[Source material]:
┏━━

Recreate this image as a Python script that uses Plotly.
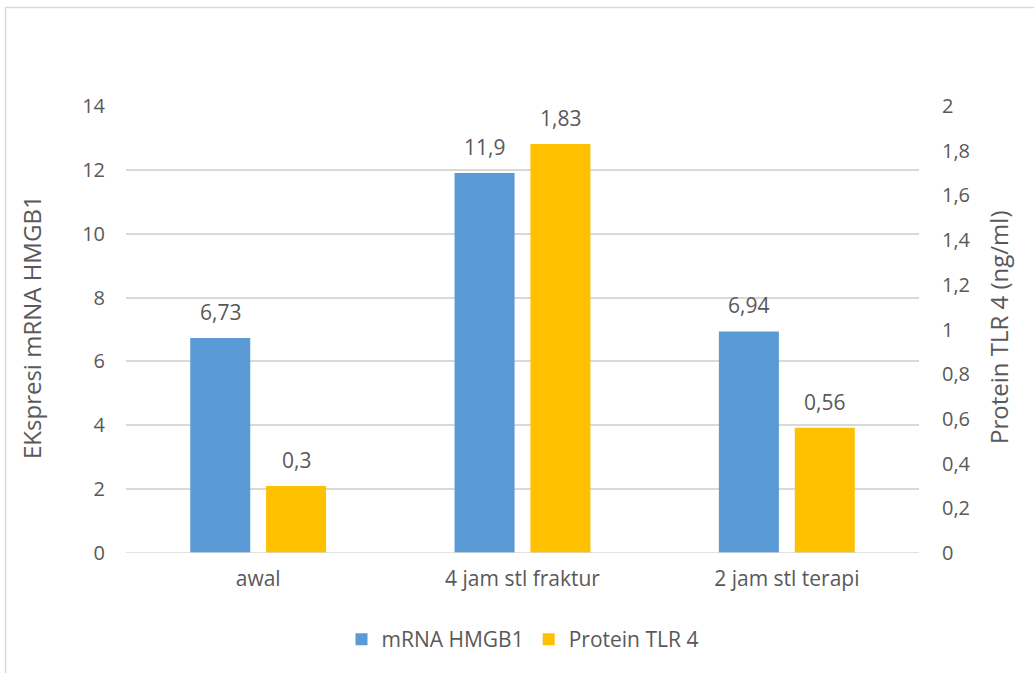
import plotly.graph_objects as go

categories = ["awal", "4 jam stl fraktur", "2 jam stl terapi"]
mrna_hmgb1 = [6.73, 11.9, 6.94]
protein_tlr4 = [0.3, 1.83, 0.56]
mrna_labels = ["6,73", "11,9", "6,94"]
tlr4_labels = ["0,3", "1,83", "0,56"]

left_ticks = [0, 2, 4, 6, 8, 10, 12, 14]
right_ticks = [0, 0.2, 0.4, 0.6, 0.8, 1.0, 1.2, 1.4, 1.6, 1.8, 2.0]
right_tick_text = ["0", "0,2", "0,4", "0,6", "0,8", "1", "1,2", "1,4", "1,6", "1,8", "2"]

FONT = "Open Sans"
TXT = "#595959"
W, H = 1034, 673
PX0, PX1 = 126, 919
PY0, PY1 = 106, 553
L, R, T, B = PX0, W - PX1, PY0, H - PY1
pw = PX1 - PX0
ph = PY1 - PY0
TICK = 20
XTICK = 21
LBL = 21
TITLE = 24
LEG = 21


def px_x(x):
    return (x - PX0) / pw


def px_y(y):
    return (PY1 - y) / ph


fig = go.Figure()
fig.add_trace(go.Bar(
    x=categories, y=mrna_hmgb1, name="mRNA HMGB1",
    marker=dict(color="#5B9BD5", line=dict(width=0)),
    width=0.227, offset=-0.257, yaxis="y",
))
fig.add_trace(go.Bar(
    x=categories, y=protein_tlr4, name="Protein TLR 4",
    marker=dict(color="#FFC000", line=dict(width=0)),
    width=0.227, offset=0.03, yaxis="y2",
))

annotations = []
for c, v, t in zip(categories, mrna_hmgb1, mrna_labels):
    annotations.append(dict(x=c, y=v, xref="x", yref="y", text=t, showarrow=False,
                            xshift=-38, yshift=26, yanchor="middle",
                            font=dict(family=FONT, size=LBL, color=TXT)))
for c, v, t in zip(categories, protein_tlr4, tlr4_labels):
    annotations.append(dict(x=c, y=v, xref="x", yref="y2", text=t, showarrow=False,
                            xshift=38, yshift=26, yanchor="middle",
                            font=dict(family=FONT, size=LBL, color=TXT)))
annotations += [
    dict(text="EKspresi mRNA HMGB1", xref="paper", yref="paper",
         x=px_x(31), y=px_y(327), textangle=-90,
         showarrow=False, xanchor="center", yanchor="middle",
         font=dict(family=FONT, size=TITLE, color=TXT)),
    dict(text="Protein TLR 4 (ng/ml)", xref="paper", yref="paper",
         x=px_x(998), y=px_y(327), textangle=-90,
         showarrow=False, xanchor="center", yanchor="middle",
         font=dict(family=FONT, size=TITLE, color=TXT)),
]

fig.update_layout(
    width=W, height=H,
    margin=dict(l=L, r=R, t=T, b=B, autoexpand=False),
    paper_bgcolor="white", plot_bgcolor="white",
    font=dict(family=FONT, size=TICK, color=TXT),
    barmode="overlay",
    showlegend=True,
    legend=dict(orientation="h", x=0.5, xanchor="center", y=px_y(619), yanchor="top",
                font=dict(family=FONT, size=LEG, color=TXT),
                traceorder="normal"),
    xaxis=dict(showgrid=False, showline=False, zeroline=False, ticks="",
               ticklabelstandoff=11, tickfont=dict(family=FONT, size=XTICK, color=TXT)),
    yaxis=dict(range=[0, 14], tickvals=left_ticks, showgrid=True, gridcolor="#D9D9D9",
               gridwidth=1.5, zeroline=False, showline=False, ticks="",
               ticklabelstandoff=20, tickfont=dict(family=FONT, size=TICK, color=TXT)),
    yaxis2=dict(range=[0, 2], tickvals=right_ticks, ticktext=right_tick_text,
                overlaying="y", side="right", showgrid=False, zeroline=False,
                showline=False, ticks="", ticklabelstandoff=22,
                tickfont=dict(family=FONT, size=TICK, color=TXT)),
    annotations=annotations,
    shapes=[
        dict(type="rect", xref="paper", yref="paper",
             x0=px_x(5.5), x1=px_x(1060),
             y0=px_y(700), y1=px_y(7.5),
             line=dict(color="#D9D9D9", width=1.5), fillcolor="rgba(0,0,0,0)",
             layer="below"),
        dict(type="line", xref="paper", yref="y", x0=0, x1=1, y0=0, y1=0,
             line=dict(color="#D9D9D9", width=1.5), layer="above"),
    ],
)

fig.write_html("out.html", config={"displayModeBar": False},
               post_script="document.body.style.margin='0';")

┗━━

[What needs to be done]:
Reproduce the material in full, word for word, and omit the pictures.

[Task result]:
Recreate this image as a Python script that uses Plotly.
import plotly.graph_objects as go

categories = ["awal", "4 jam stl fraktur", "2 jam stl terapi"]
mrna_hmgb1 = [6.73, 11.9, 6.94]
protein_tlr4 = [0.3, 1.83, 0.56]
mrna_labels = ["6,73", "11,9", "6,94"]
tlr4_labels = ["0,3", "1,83", "0,56"]

left_ticks = [0, 2, 4, 6, 8, 10, 12, 14]
right_ticks = [0, 0.2, 0.4, 0.6, 0.8, 1.0, 1.2, 1.4, 1.6, 1.8, 2.0]
right_tick_text = ["0", "0,2", "0,4", "0,6", "0,8", "1", "1,2", "1,4", "1,6", "1,8", "2"]

FONT = "Open Sans"
TXT = "#595959"
W, H = 1034, 673
PX0, PX1 = 126, 919
PY0, PY1 = 106, 553
L, R, T, B = PX0, W - PX1, PY0, H - PY1
pw = PX1 - PX0
ph = PY1 - PY0
TICK = 20
XTICK = 21
LBL = 21
TITLE = 24
LEG = 21


def px_x(x):
    return (x - PX0) / pw


def px_y(y):
    return (PY1 - y) / ph


fig = go.Figure()
fig.add_trace(go.Bar(
    x=categories, y=mrna_hmgb1, name="mRNA HMGB1",
    marker=dict(color="#5B9BD5", line=dict(width=0)),
    width=0.227, offset=-0.257, yaxis="y",
))
fig.add_trace(go.Bar(
    x=categories, y=protein_tlr4, name="Protein TLR 4",
    marker=dict(color="#FFC000", line=dict(width=0)),
    width=0.227, offset=0.03, yaxis="y2",
))

annotations = []
for c, v, t in zip(categories, mrna_hmgb1, mrna_labels):
    annotations.append(dict(x=c, y=v, xref="x", yref="y", text=t, showarrow=False,
                            xshift=-38, yshift=26, yanchor="middle",
                            font=dict(family=FONT, size=LBL, color=TXT)))
for c, v, t in zip(categories, protein_tlr4, tlr4_labels):
    annotations.append(dict(x=c, y=v, xref="x", yref="y2", text=t, showarrow=False,
                            xshift=38, yshift=26, yanchor="middle",
                            font=dict(family=FONT, size=LBL, color=TXT)))
annotations += [
    dict(text="EKspresi mRNA HMGB1", xref="paper", yref="paper",
         x=px_x(31), y=px_y(327), textangle=-90,
         showarrow=False, xanchor="center", yanchor="middle",
         font=dict(family=FONT, size=TITLE, color=TXT)),
    dict(text="Protein TLR 4 (ng/ml)", xref="paper", yref="paper",
         x=px_x(998), y=px_y(327), textangle=-90,
         showarrow=False, xanchor="center", yanchor="middle",
         font=dict(family=FONT, size=TITLE, color=TXT)),
]

fig.update_layout(
    width=W, height=H,
    margin=dict(l=L, r=R, t=T, b=B, autoexpand=False),
    paper_bgcolor="white", plot_bgcolor="white",
    font=dict(family=FONT, size=TICK, color=TXT),
    barmode="overlay",
    showlegend=True,
    legend=dict(orientation="h", x=0.5, xanchor="center", y=px_y(619), yanchor="top",
                font=dict(family=FONT, size=LEG, color=TXT),
                traceorder="normal"),
    xaxis=dict(showgrid=False, showline=False, zeroline=False, ticks="",
               ticklabelstandoff=11, tickfont=dict(family=FONT, size=XTICK, color=TXT)),
    yaxis=dict(range=[0, 14], tickvals=left_ticks, showgrid=True, gridcolor="#D9D9D9",
               gridwidth=1.5, zeroline=False, showline=False, ticks="",
               ticklabelstandoff=20, tickfont=dict(family=FONT, size=TICK, color=TXT)),
    yaxis2=dict(range=[0, 2], tickvals=right_ticks, ticktext=right_tick_text,
                overlaying="y", side="right", showgrid=False, zeroline=False,
                showline=False, ticks="", ticklabelstandoff=22,
                tickfont=dict(family=FONT, size=TICK, color=TXT)),
    annotations=annotations,
    shapes=[
        dict(type="rect", xref="paper", yref="paper",
             x0=px_x(5.5), x1=px_x(1060),
             y0=px_y(700), y1=px_y(7.5),
             line=dict(color="#D9D9D9", width=1.5), fillcolor="rgba(0,0,0,0)",
             layer="below"),
        dict(type="line", xref="paper", yref="y", x0=0, x1=1, y0=0, y1=0,
             line=dict(color="#D9D9D9", width=1.5), layer="above"),
    ],
)

fig.write_html("out.html", config={"displayModeBar": False},
               post_script="document.body.style.margin='0';")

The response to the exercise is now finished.